Last week, NYC Transit chief Andy Byford detailed plans to reduce fare evasion — and progressive lawmakers responded as if the mild-mannered Brit were suggesting all poor people go to prison for life. Behind the artificial controversy is a difficult truth for fare-theft defenders: Better technology will make it easier to catch persistent fare trespassers.
Byford had bad news: Subway fare theft has stabilized at 3.2 percent of rides, more than twice the historic average. And bus-fare evasion is soaring. On local buses, nearly a quarter of passengers were boarding without paying at the end of last year. “Most of it appears to be happening in the a.m. peak,” said Byford — people taking advantage of the rush.
The lost revenue is now running at about $225 million a year.
The MTA knows how to tackle this problem, and the solution doesn’t involve mass arrests. Already, 22 MTA “Eagle” teams, which give out civil summonses, patrol the MTA’s “select-bus routes,” on which customers pay at curbside machines and have to show proof-of-payment during trips.
Unsurprisingly, evasion on these 17 routes is comparatively low — just 2.3 percent. Now the MTA is expanding Eagle coverage to regular-bus routes. It has already issued 5,000 summonses ($100 each) this year, up from a “negligible” number last year.
Overall, in January and February, fare evaders received 14,338 summonses on subways and buses, nearly twice the number of last year’s comparable months.
But though most enforcement doesn’t involve an arrest, a small percentage does. Farebeating arrests — a total of 760 for January and February, down from 2,096 for those months last year — are still necessary.
A month ago, Brooklyn cops stopped a would-be fare evader and found, as he tried to flee, that he was carrying an illegal loaded gun. It is highly unlikely his aim was to keep fellow riders safe.
A month before that, police, perhaps because of pullbacks in evasion arrests, apparently missed a chance to stop a murder. Though the person who allegedly shot 20-year-old Abel Mosso to death on a subway platform in Elmhurst in January paid his fare, his two alleged accomplices did not. If police had disrupted the trio, they could have headed off the reputed MS-13 members’ movements.
And just this weekend, cops busted an 18-year-old for jumping a turnstile; he was wanted for a murder last summer in a Queens housing project.
So Byford acknowledged the obvious: “The big thing that is missing is that we need cops on buses,” he said. “If you don’t know if there is a plainclothes officer on our bus, you are less likely to evade the fare.”
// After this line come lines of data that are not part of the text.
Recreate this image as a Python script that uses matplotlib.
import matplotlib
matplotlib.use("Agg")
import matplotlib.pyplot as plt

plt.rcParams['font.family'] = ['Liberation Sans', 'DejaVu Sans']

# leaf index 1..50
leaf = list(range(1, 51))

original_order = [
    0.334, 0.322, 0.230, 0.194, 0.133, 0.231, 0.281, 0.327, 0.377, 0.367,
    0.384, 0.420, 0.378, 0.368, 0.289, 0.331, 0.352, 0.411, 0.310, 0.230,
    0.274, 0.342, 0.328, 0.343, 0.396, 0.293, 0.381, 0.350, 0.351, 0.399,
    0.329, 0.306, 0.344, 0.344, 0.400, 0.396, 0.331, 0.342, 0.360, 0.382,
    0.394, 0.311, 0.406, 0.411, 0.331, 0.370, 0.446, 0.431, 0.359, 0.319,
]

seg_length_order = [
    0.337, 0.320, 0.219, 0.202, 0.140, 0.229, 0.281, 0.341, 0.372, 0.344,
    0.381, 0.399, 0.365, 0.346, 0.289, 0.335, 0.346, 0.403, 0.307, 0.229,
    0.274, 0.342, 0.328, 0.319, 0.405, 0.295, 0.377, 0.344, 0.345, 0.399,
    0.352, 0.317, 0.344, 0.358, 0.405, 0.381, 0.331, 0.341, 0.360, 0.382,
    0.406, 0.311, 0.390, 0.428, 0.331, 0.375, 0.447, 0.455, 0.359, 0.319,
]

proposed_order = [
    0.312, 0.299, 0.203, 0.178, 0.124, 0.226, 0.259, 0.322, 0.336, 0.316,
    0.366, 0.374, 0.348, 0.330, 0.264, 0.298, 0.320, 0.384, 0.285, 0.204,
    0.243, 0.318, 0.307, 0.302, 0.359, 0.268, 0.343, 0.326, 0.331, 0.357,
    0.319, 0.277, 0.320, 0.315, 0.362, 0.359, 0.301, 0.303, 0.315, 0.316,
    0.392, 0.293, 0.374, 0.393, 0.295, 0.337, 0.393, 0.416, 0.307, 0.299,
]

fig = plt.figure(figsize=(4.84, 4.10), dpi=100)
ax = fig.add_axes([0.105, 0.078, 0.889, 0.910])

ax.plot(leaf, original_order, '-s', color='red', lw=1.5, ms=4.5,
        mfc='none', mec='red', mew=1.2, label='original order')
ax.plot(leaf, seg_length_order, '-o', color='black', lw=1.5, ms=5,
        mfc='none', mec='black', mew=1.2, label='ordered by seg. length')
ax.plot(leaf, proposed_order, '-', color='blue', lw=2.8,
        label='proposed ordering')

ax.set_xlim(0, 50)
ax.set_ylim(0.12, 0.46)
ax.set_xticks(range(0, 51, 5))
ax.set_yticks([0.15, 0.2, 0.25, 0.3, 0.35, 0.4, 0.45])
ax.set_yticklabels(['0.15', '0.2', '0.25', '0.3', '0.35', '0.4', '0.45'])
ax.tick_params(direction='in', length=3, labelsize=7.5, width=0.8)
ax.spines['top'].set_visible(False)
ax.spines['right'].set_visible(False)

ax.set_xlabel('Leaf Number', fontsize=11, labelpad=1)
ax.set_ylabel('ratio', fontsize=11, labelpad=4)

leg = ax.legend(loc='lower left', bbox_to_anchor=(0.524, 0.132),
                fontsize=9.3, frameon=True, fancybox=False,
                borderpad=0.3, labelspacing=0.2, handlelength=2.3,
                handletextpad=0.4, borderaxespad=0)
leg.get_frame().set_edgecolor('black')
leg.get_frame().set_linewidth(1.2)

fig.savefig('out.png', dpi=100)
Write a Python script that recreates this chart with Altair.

Byford wants cops to act mostly as a deterrent. Nevertheless, a couple of politicians pounced. Jessica Ramos — the state senator who represents the district where Mosso was shot to death on the platform — tweeted, “We do not need more police. We need good jobs.”
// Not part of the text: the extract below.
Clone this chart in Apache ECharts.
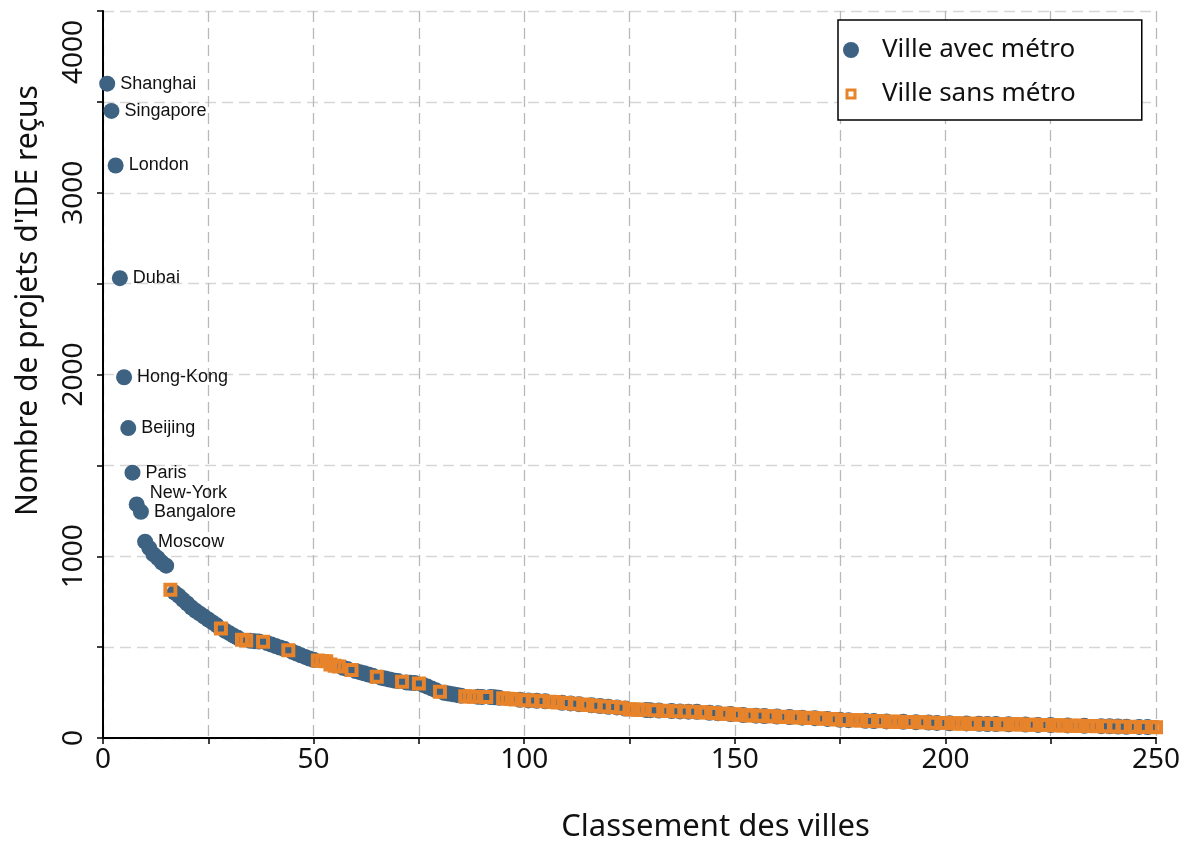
<!DOCTYPE html>
<html>
<head>
<meta charset="utf-8">
<script src="https://cdn.jsdelivr.net/npm/echarts@6/dist/echarts.min.js"></script>
<style>
html,body{margin:0;padding:0;background:#fff;}
#chart{width:1184px;height:843px;}
</style>
</head>
<body>
<div id="chart"></div>
<script>
// ---- data ----
const seriesNames = ['Ville avec métro', 'Ville sans métro'];
const axisTitles = { x: 'Classement des villes', y: "Nombre de projets d'IDE reçus" };
const cityNames = ['Shanghai','Singapore','London','Dubai','Hong-Kong','Beijing','Paris','New-York','Bangalore','Moscow'];
// value of each city by rank (rank = index + 1)
const values = [
  3600,3450,3150,2530,1985,1705,1460,1285,1245,1080,
  1045,1010,990,965,948,815,800,782,760,740,
  718,700,684,668,652,636,620,602,590,577,
  563,551,540,537,535,533,531,529,522,514,
  506,498,491,483,474,465,455,446,437,430,
  426,424,422,405,398,394,386,380,374,368,
  362,356,349,343,337,332,327,322,317,313,
  309,306,304,302,300,292,283,273,263,254,
  249,245,241,237,233,230,228,227,227,226,
  226,225,224,222,219,216,214,212,210,208,
  207,206,205,204,202,200,198,196,194,192,
  190,188,186,184,182,180,178,176,174,172,
  170,168,166,162,158,157,156,155,154,153,
  152,151,150,149,148,147,146,146,145,145,
  144,142,140,139,137,136,134,133,132,130,
  128,126,125,124,123,122,121,120,119,118,
  117,116,115,114,113,112,111,110,109,108,
  106,105,104,102,100,99,98,97,97,96,
  95,94,93,93,92,91,90,90,89,89,
  88,88,87,86,86,85,84,83,82,82,
  81,81,80,80,80,79,79,78,78,77,
  77,77,76,76,75,75,75,74,74,73,
  73,72,72,71,71,70,70,69,69,68,
  68,67,67,66,66,65,65,64,64,63,
  63,62,62,62,61,61,60,60,60,59
];
// ranks of cities without metro
const noMetroRanks = [
  16,28,33,34,38,44,51,52,53,54,55,56,59,65,71,75,80,86,87,88,91,
  95,96,97,98,100,102,104,106,107,108,110,112,114,115,117,119,121,123,125,126,127,128,
  131,133,134,136,138,140,142,143,145,147,148,150,151,153,154,156,158,159,161,162,164,165,
  167,168,170,171,173,174,176,178,179,180,182,184,185,187,188,189,191,192,194,195,197,199,
  200,202,203,204,206,207,209,211,213,214,216,217,218,220,221,223,224,226,227,228,230,231,
  232,234,235,236,238,240,242,244,245,247,249,250
];
const xTicks = { min: 0, max: 250, step: 25, labelEvery: 50 };
const yTicks = { min: 0, max: 4000, step: 500, labelEvery: 1000 };

// ---- build ----
const BLUE = '#3d6282';
const ORANGE = '#e6832b';
const noMetroSet = new Set(noMetroRanks);
const metroData = [];
const noMetroData = [];
values.forEach((v, i) => {
  const rank = i + 1;
  if (noMetroSet.has(rank)) {
    noMetroData.push([rank, v]);
  } else {
    const item = { value: [rank, v] };
    if (i < cityNames.length) {
      item.name = cityNames[i];
      item.label = { show: true };
      if (cityNames[i] === 'New-York') item.label.offset = [0, -11];
    }
    metroData.push(item);
  }
});

const chart = echarts.init(document.getElementById('chart'), null, { renderer: 'canvas' });
const tickFont = { fontFamily: 'Noto Sans', fontSize: 28, color: '#111' };
chart.setOption({
  animation: false,
  backgroundColor: '#fff',
  grid: { left: 103, right: 28, top: 11, bottom: 105, containLabel: false, outerBoundsMode: 'none' },
  legend: {
    left: 838, top: 20,
    orient: 'vertical',
    backgroundColor: '#fff',
    borderColor: '#000', borderWidth: 1.5, borderRadius: 0,
    padding: [16, 66, 12, 5],
    itemGap: 16,
    itemWidth: 28, itemHeight: 16,
    textStyle: { fontFamily: 'Noto Sans', fontSize: 26, color: '#111', lineHeight: 28, padding: [0, 0, 0, 12] },
    data: [
      { name: seriesNames[0], icon: 'circle', itemStyle: { color: BLUE, borderWidth: 0 } },
      { name: seriesNames[1],
        icon: 'path://M0,0h0.05v0.05h-0.05z M15.95,15.95h0.05v0.05h-0.05z M2.5,2.5H13.5V13.5H2.5Z M5.5,5.5V10.5H10.5V5.5Z',
        itemStyle: { color: ORANGE, borderWidth: 0 } }
    ]
  },
  xAxis: {
    type: 'value', min: xTicks.min, max: xTicks.max, interval: xTicks.step,
    name: axisTitles.x, nameLocation: 'middle', nameGap: 74,
    nameTextStyle: { fontFamily: 'Noto Sans', fontSize: 31, color: '#111', padding: [0, 0, 0, 172] },
    axisLine: { show: true, onZero: false, lineStyle: { color: '#000', width: 2 } },
    axisTick: { show: true, length: 6, lineStyle: { color: '#000', width: 1.5 } },
    axisLabel: Object.assign({ margin: 8, formatter: v => (v % xTicks.labelEvery === 0 ? String(v) : '') }, tickFont),
    splitLine: { show: true, lineStyle: { color: '#b9b9b9', width: 1.3, type: [11, 6] } }
  },
  yAxis: {
    type: 'value', min: yTicks.min, max: yTicks.max, interval: yTicks.step,
    name: axisTitles.y, nameLocation: 'middle', nameGap: 60, nameRotate: 90,
    nameTextStyle: { fontFamily: 'Noto Sans', fontSize: 30, color: '#111', padding: [0, 0, 0, 148] },
    axisLine: { show: true, onZero: false, lineStyle: { color: '#000', width: 2 } },
    axisTick: { show: true, length: 6, lineStyle: { color: '#000', width: 1.5 } },
    axisLabel: Object.assign({
      rotate: 90, margin: 15,
      formatter: v => {
        if (v % yTicks.labelEvery !== 0) return '';
        if (v === yTicks.max) return '{t|' + v + '}';
        return String(v);
      },
      rich: { t: { fontFamily: 'Noto Sans', fontSize: 28, color: '#111', padding: [0, 82, 0, 0] } }
    }, tickFont),
    splitLine: { show: true, lineStyle: { color: '#d6d6d6', width: 1.3, type: [11, 6] } }
  },
  series: [
    {
      name: seriesNames[0], type: 'scatter', symbol: 'circle', symbolSize: 16,
      itemStyle: { color: BLUE, opacity: 1 },
      label: {
        show: false, position: 'right', distance: 5,
        formatter: p => p.name,
        fontFamily: 'Liberation Sans', fontSize: 18, color: '#111'
      },
      emphasis: { disabled: true },
      data: metroData,
      z: 2
    },
    {
      name: seriesNames[1], type: 'scatter',
      symbol: 'path://M0,0H14V14H0Z M4,4V10H10V4Z', symbolSize: 14,
      itemStyle: { color: ORANGE, opacity: 1 },
      emphasis: { disabled: true },
      data: noMetroData,
      z: 3
    }
  ]
});
</script>
</body>
</html>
City Council Speaker Corey Johnson told NY1: “There are other things you can do to create equity and justice . . . besides hiring more police officers to criminalize more people.”
Johnson knows that’s not how it works. In 2015, he himself earned a summons for walking between subway cars, a dangerous activity that can result in a “person on the trackbed” — the cause of 505 delays last month.
In all of the crocodile-tears complaining, the missed news is that while more cops are needed, the future of fare enforcement is technology — and, done right, it could be revolutionary. The MTA’s next generation of “tap” cards, Byford said, means that “at any time . . . in your journey . . . we will be able to ask you for proof of payment.”
That means enforcement officers on subway cars could come through with a fare machine and ask everyone — the woman in the suit and the man with a shopping cart of belongings — for an electronic “receipt.”
Enforced humanely (with accompanied transportation to nearby drop-off centers for people who aren’t actually going anywhere but need mental help or a place to stay on a cold day), it could transform transit into what it is supposed to be. That is, a way to get around, not a refuge for people whom the city’s government prefers to forget.
The camera technology the MTA is installing all over its system, too, can pinpoint which stations are rife with evasion, more objectively directing resources. Eventually, though the MTA doesn’t say so, ever more “intelligent” cameras could identify repeat trespassers by face.
A couple of lawmakers are making old arguments, but the future isn’t free rides.